-- start Stored data --
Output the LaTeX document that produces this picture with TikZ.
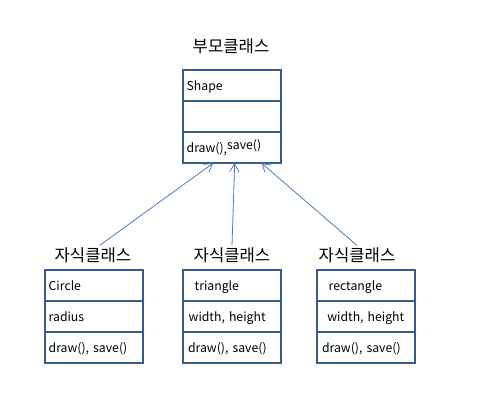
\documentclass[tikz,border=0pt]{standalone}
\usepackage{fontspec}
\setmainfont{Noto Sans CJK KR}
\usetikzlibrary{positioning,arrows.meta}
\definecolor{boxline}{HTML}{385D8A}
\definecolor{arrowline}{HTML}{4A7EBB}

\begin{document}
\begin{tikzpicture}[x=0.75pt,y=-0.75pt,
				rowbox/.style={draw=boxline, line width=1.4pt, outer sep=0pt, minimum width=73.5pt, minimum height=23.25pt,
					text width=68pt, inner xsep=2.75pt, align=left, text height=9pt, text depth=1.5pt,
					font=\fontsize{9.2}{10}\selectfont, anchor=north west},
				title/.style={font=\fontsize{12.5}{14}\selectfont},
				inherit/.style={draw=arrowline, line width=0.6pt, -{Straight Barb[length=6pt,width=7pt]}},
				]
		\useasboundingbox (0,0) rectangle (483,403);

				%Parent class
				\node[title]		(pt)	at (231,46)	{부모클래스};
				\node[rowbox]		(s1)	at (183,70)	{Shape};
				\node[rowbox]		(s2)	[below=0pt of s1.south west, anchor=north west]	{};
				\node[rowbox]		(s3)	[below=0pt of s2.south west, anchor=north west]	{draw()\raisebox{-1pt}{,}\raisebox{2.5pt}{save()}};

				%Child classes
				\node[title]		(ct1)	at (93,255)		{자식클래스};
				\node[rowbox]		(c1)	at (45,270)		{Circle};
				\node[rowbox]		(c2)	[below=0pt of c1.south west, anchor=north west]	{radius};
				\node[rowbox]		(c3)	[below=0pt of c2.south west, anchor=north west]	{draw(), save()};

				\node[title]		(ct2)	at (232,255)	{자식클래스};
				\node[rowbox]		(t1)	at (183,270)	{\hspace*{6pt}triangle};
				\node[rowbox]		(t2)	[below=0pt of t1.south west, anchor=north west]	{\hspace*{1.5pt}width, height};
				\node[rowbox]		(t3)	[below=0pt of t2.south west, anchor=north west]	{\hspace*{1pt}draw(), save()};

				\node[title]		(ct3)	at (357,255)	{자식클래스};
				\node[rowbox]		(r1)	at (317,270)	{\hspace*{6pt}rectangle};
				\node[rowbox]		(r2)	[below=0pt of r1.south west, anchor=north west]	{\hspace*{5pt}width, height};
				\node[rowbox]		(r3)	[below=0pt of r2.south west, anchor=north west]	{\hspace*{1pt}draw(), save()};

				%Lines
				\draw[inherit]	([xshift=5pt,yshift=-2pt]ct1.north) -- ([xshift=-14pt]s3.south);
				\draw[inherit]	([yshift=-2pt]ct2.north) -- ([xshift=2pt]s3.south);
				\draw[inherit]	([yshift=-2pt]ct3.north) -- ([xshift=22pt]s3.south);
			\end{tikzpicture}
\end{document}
-- end Stored data --
Return each line of the data, keeping its wording exact and omitting pictures.

Output the LaTeX document that produces this picture with TikZ.
\documentclass[tikz,border=0pt]{standalone}
\usepackage{fontspec}
\setmainfont{Noto Sans CJK KR}
\usetikzlibrary{positioning,arrows.meta}
\definecolor{boxline}{HTML}{385D8A}
\definecolor{arrowline}{HTML}{4A7EBB}

\begin{document}
\begin{tikzpicture}[x=0.75pt,y=-0.75pt,
				rowbox/.style={draw=boxline, line width=1.4pt, outer sep=0pt, minimum width=73.5pt, minimum height=23.25pt,
					text width=68pt, inner xsep=2.75pt, align=left, text height=9pt, text depth=1.5pt,
					font=\fontsize{9.2}{10}\selectfont, anchor=north west},
				title/.style={font=\fontsize{12.5}{14}\selectfont},
				inherit/.style={draw=arrowline, line width=0.6pt, -{Straight Barb[length=6pt,width=7pt]}},
				]
		\useasboundingbox (0,0) rectangle (483,403);

				%Parent class
				\node[title]		(pt)	at (231,46)	{부모클래스};
				\node[rowbox]		(s1)	at (183,70)	{Shape};
				\node[rowbox]		(s2)	[below=0pt of s1.south west, anchor=north west]	{};
				\node[rowbox]		(s3)	[below=0pt of s2.south west, anchor=north west]	{draw()\raisebox{-1pt}{,}\raisebox{2.5pt}{save()}};

				%Child classes
				\node[title]		(ct1)	at (93,255)		{자식클래스};
				\node[rowbox]		(c1)	at (45,270)		{Circle};
				\node[rowbox]		(c2)	[below=0pt of c1.south west, anchor=north west]	{radius};
				\node[rowbox]		(c3)	[below=0pt of c2.south west, anchor=north west]	{draw(), save()};

				\node[title]		(ct2)	at (232,255)	{자식클래스};
				\node[rowbox]		(t1)	at (183,270)	{\hspace*{6pt}triangle};
				\node[rowbox]		(t2)	[below=0pt of t1.south west, anchor=north west]	{\hspace*{1.5pt}width, height};
				\node[rowbox]		(t3)	[below=0pt of t2.south west, anchor=north west]	{\hspace*{1pt}draw(), save()};

				\node[title]		(ct3)	at (357,255)	{자식클래스};
				\node[rowbox]		(r1)	at (317,270)	{\hspace*{6pt}rectangle};
				\node[rowbox]		(r2)	[below=0pt of r1.south west, anchor=north west]	{\hspace*{5pt}width, height};
				\node[rowbox]		(r3)	[below=0pt of r2.south west, anchor=north west]	{\hspace*{1pt}draw(), save()};

				%Lines
				\draw[inherit]	([xshift=5pt,yshift=-2pt]ct1.north) -- ([xshift=-14pt]s3.south);
				\draw[inherit]	([yshift=-2pt]ct2.north) -- ([xshift=2pt]s3.south);
				\draw[inherit]	([yshift=-2pt]ct3.north) -- ([xshift=22pt]s3.south);
			\end{tikzpicture}
\end{document}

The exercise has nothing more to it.